What you need to do
Every line of the material is to be quoted verbatim, minus the pictures.
- - - - - - -
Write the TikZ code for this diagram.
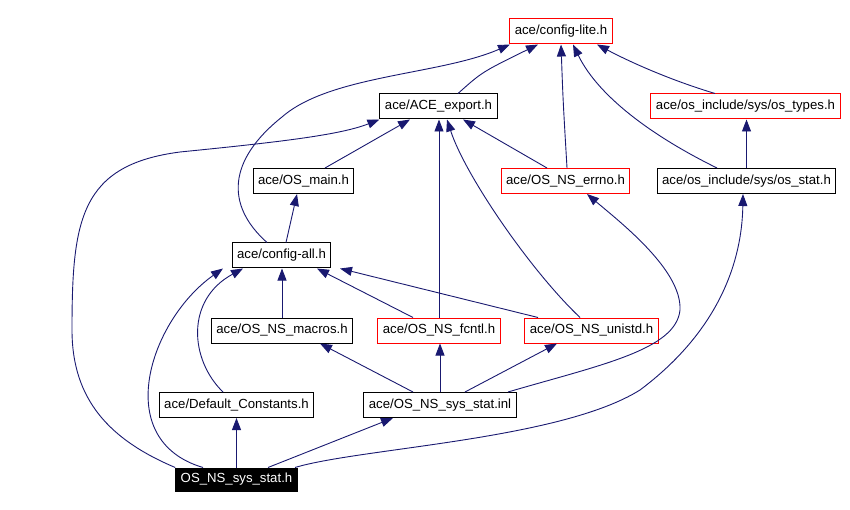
\documentclass[tikz,border=0pt]{standalone}
\usepackage{fontspec}
\setsansfont{Liberation Sans}
\usepackage{tikz}
\usetikzlibrary{arrows.meta}
\definecolor{navy}{HTML}{191970}

\begin{document}
\begin{tikzpicture}[x=1pt,y=-1pt]
\tikzstyle{every node}+=[font=\sffamily\fontsize{13.2}{15}\selectfont]
\tikzstyle{hfile}=[draw=black,line width=1pt,inner xsep=5pt,inner ysep=0pt,minimum height=25pt]
\tikzstyle{hred}=[hfile,draw=red]
\tikzstyle{hcur}=[hfile,draw=black,fill=black,text=white,minimum height=23pt]
\tikzstyle{incl}=[draw=navy,line width=0.9pt,-{Triangle[length=12pt,width=9pt]}]
\useasboundingbox (0,0) rectangle (850,510);
\node [hred] (lite) at (561,31.5) {ace/config-lite.h};
\node [hfile] (export) at (438.5,106.5) {ace/ACE\_export.h};
\node [hred] (types) at (745.5,106.5) {ace/os\_include/sys/os\_types.h};
\node [hfile] (osmain) at (303.5,181) {ace/OS\_main.h};
\node [hred] (errno) at (565.5,181) {ace/OS\_NS\_errno.h};
\node [hfile] (osstat) at (746.5,181) {ace/os\_include/sys/os\_stat.h};
\node [hfile] (cfgall) at (281.5,255.5) {ace/config-all.h};
\node [hfile] (macros) at (282,330.5) {ace/OS\_NS\_macros.h};
\node [hred] (fcntl) at (439,330.5) {ace/OS\_NS\_fcntl.h};
\node [hred] (unistd) at (591.5,330.5) {ace/OS\_NS\_unistd.h};
\node [hfile] (defconst) at (236.5,405) {ace/Default\_Constants.h};
\node [hfile] (statinl) at (440,405) {ace/OS\_NS\_sys\_stat.inl};
\node [hcur] (stath) at (236.5,479.5) {OS\_NS\_sys\_stat.h};
\draw [incl] ([xshift=19.5pt]export.north) .. controls (482,72) .. ([xshift=-23pt]lite.south);
\draw [incl] ([xshift=-14.5pt]cfgall.north) .. controls (225,205) and (228,160) .. (282,117) .. controls (330,75) and (440,75) .. ([xshift=-51pt]lite.south);
\draw [incl] ([xshift=1.5pt]errno.north) .. controls (563,100) .. (lite.south);
\draw [incl] ([xshift=-29.5pt]osstat.north) .. controls (660,140) and (600,100) .. ([xshift=12pt]lite.south);
\draw [incl] ([xshift=-30.5pt]types.north) .. controls (670,80) and (630,62) .. ([xshift=36pt]lite.south);
\draw [incl] (osstat.north) -- (osstat.north |- types.south);
\draw [incl] ([xshift=21.5pt]osmain.north) -- ([xshift=-28.5pt]export.south);
\draw [incl] ([xshift=-18.5pt]errno.north) -- ([xshift=24.5pt]export.south);
\draw [incl] (fcntl.north) -- (fcntl.north |- export.south);
\draw [incl] ([xshift=-11.5pt]unistd.north) .. controls (530,270) and (465,175) .. ([xshift=8.5pt]export.south);
\draw [incl] (stath.north west) .. controls (110,440) and (72,400) .. (72,330) .. controls (72,220) and (80,165) .. (180,152) .. controls (280,142) and (340,135) .. (export.south west);
\draw [incl] ([xshift=4.5pt]cfgall.north) -- ([xshift=-6.5pt]osmain.south);
\draw [incl] (macros.north) -- (macros.north |- cfgall.south);
\draw [incl] ([xshift=-26pt]fcntl.north) -- ([xshift=35.5pt]cfgall.south);
\draw [incl] ([xshift=-53.5pt]unistd.north) -- ([xshift=58.5pt]cfgall.south);
\draw [incl] ([xshift=-13.5pt]defconst.north) .. controls (190,360) and (185,300) .. ([xshift=-38.5pt]cfgall.south);
\draw [incl] ([xshift=-33.5pt]stath.north) .. controls (110,440) and (150,320) .. ([xshift=-58.5pt]cfgall.south);
\draw [incl] ([xshift=-27pt]statinl.north) -- ([xshift=38pt]macros.south);
\draw [incl] (statinl.north) -- (statinl.north |- fcntl.south);
\draw [incl] ([xshift=25pt]statinl.north) -- ([xshift=-34.5pt]unistd.south);
\draw [incl] ([xshift=68pt]statinl.north) .. controls (600,365) and (676,350) .. (680,310) .. controls (682,270) and (620,222) .. ([xshift=21.5pt]errno.south);
\draw [incl] (stath.north) -- (defconst.south);
\draw [incl] ([xshift=31.5pt]stath.north) -- ([xshift=-47pt]statinl.south);
\draw [incl] ([xshift=58.5pt]stath.north) .. controls (360,448) and (560,440) .. (640,390) .. controls (720,330) and (742,260) .. ([xshift=-3.5pt]osstat.south);
\end{tikzpicture}
\end{document}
- - - - - - -
Written response
Write the TikZ code for this diagram.
\documentclass[tikz,border=0pt]{standalone}
\usepackage{fontspec}
\setsansfont{Liberation Sans}
\usepackage{tikz}
\usetikzlibrary{arrows.meta}
\definecolor{navy}{HTML}{191970}

\begin{document}
\begin{tikzpicture}[x=1pt,y=-1pt]
\tikzstyle{every node}+=[font=\sffamily\fontsize{13.2}{15}\selectfont]
\tikzstyle{hfile}=[draw=black,line width=1pt,inner xsep=5pt,inner ysep=0pt,minimum height=25pt]
\tikzstyle{hred}=[hfile,draw=red]
\tikzstyle{hcur}=[hfile,draw=black,fill=black,text=white,minimum height=23pt]
\tikzstyle{incl}=[draw=navy,line width=0.9pt,-{Triangle[length=12pt,width=9pt]}]
\useasboundingbox (0,0) rectangle (850,510);
\node [hred] (lite) at (561,31.5) {ace/config-lite.h};
\node [hfile] (export) at (438.5,106.5) {ace/ACE\_export.h};
\node [hred] (types) at (745.5,106.5) {ace/os\_include/sys/os\_types.h};
\node [hfile] (osmain) at (303.5,181) {ace/OS\_main.h};
\node [hred] (errno) at (565.5,181) {ace/OS\_NS\_errno.h};
\node [hfile] (osstat) at (746.5,181) {ace/os\_include/sys/os\_stat.h};
\node [hfile] (cfgall) at (281.5,255.5) {ace/config-all.h};
\node [hfile] (macros) at (282,330.5) {ace/OS\_NS\_macros.h};
\node [hred] (fcntl) at (439,330.5) {ace/OS\_NS\_fcntl.h};
\node [hred] (unistd) at (591.5,330.5) {ace/OS\_NS\_unistd.h};
\node [hfile] (defconst) at (236.5,405) {ace/Default\_Constants.h};
\node [hfile] (statinl) at (440,405) {ace/OS\_NS\_sys\_stat.inl};
\node [hcur] (stath) at (236.5,479.5) {OS\_NS\_sys\_stat.h};
\draw [incl] ([xshift=19.5pt]export.north) .. controls (482,72) .. ([xshift=-23pt]lite.south);
\draw [incl] ([xshift=-14.5pt]cfgall.north) .. controls (225,205) and (228,160) .. (282,117) .. controls (330,75) and (440,75) .. ([xshift=-51pt]lite.south);
\draw [incl] ([xshift=1.5pt]errno.north) .. controls (563,100) .. (lite.south);
\draw [incl] ([xshift=-29.5pt]osstat.north) .. controls (660,140) and (600,100) .. ([xshift=12pt]lite.south);
\draw [incl] ([xshift=-30.5pt]types.north) .. controls (670,80) and (630,62) .. ([xshift=36pt]lite.south);
\draw [incl] (osstat.north) -- (osstat.north |- types.south);
\draw [incl] ([xshift=21.5pt]osmain.north) -- ([xshift=-28.5pt]export.south);
\draw [incl] ([xshift=-18.5pt]errno.north) -- ([xshift=24.5pt]export.south);
\draw [incl] (fcntl.north) -- (fcntl.north |- export.south);
\draw [incl] ([xshift=-11.5pt]unistd.north) .. controls (530,270) and (465,175) .. ([xshift=8.5pt]export.south);
\draw [incl] (stath.north west) .. controls (110,440) and (72,400) .. (72,330) .. controls (72,220) and (80,165) .. (180,152) .. controls (280,142) and (340,135) .. (export.south west);
\draw [incl] ([xshift=4.5pt]cfgall.north) -- ([xshift=-6.5pt]osmain.south);
\draw [incl] (macros.north) -- (macros.north |- cfgall.south);
\draw [incl] ([xshift=-26pt]fcntl.north) -- ([xshift=35.5pt]cfgall.south);
\draw [incl] ([xshift=-53.5pt]unistd.north) -- ([xshift=58.5pt]cfgall.south);
\draw [incl] ([xshift=-13.5pt]defconst.north) .. controls (190,360) and (185,300) .. ([xshift=-38.5pt]cfgall.south);
\draw [incl] ([xshift=-33.5pt]stath.north) .. controls (110,440) and (150,320) .. ([xshift=-58.5pt]cfgall.south);
\draw [incl] ([xshift=-27pt]statinl.north) -- ([xshift=38pt]macros.south);
\draw [incl] (statinl.north) -- (statinl.north |- fcntl.south);
\draw [incl] ([xshift=25pt]statinl.north) -- ([xshift=-34.5pt]unistd.south);
\draw [incl] ([xshift=68pt]statinl.north) .. controls (600,365) and (676,350) .. (680,310) .. controls (682,270) and (620,222) .. ([xshift=21.5pt]errno.south);
\draw [incl] (stath.north) -- (defconst.south);
\draw [incl] ([xshift=31.5pt]stath.north) -- ([xshift=-47pt]statinl.south);
\draw [incl] ([xshift=58.5pt]stath.north) .. controls (360,448) and (560,440) .. (640,390) .. controls (720,330) and (742,260) .. ([xshift=-3.5pt]osstat.south);
\end{tikzpicture}
\end{document}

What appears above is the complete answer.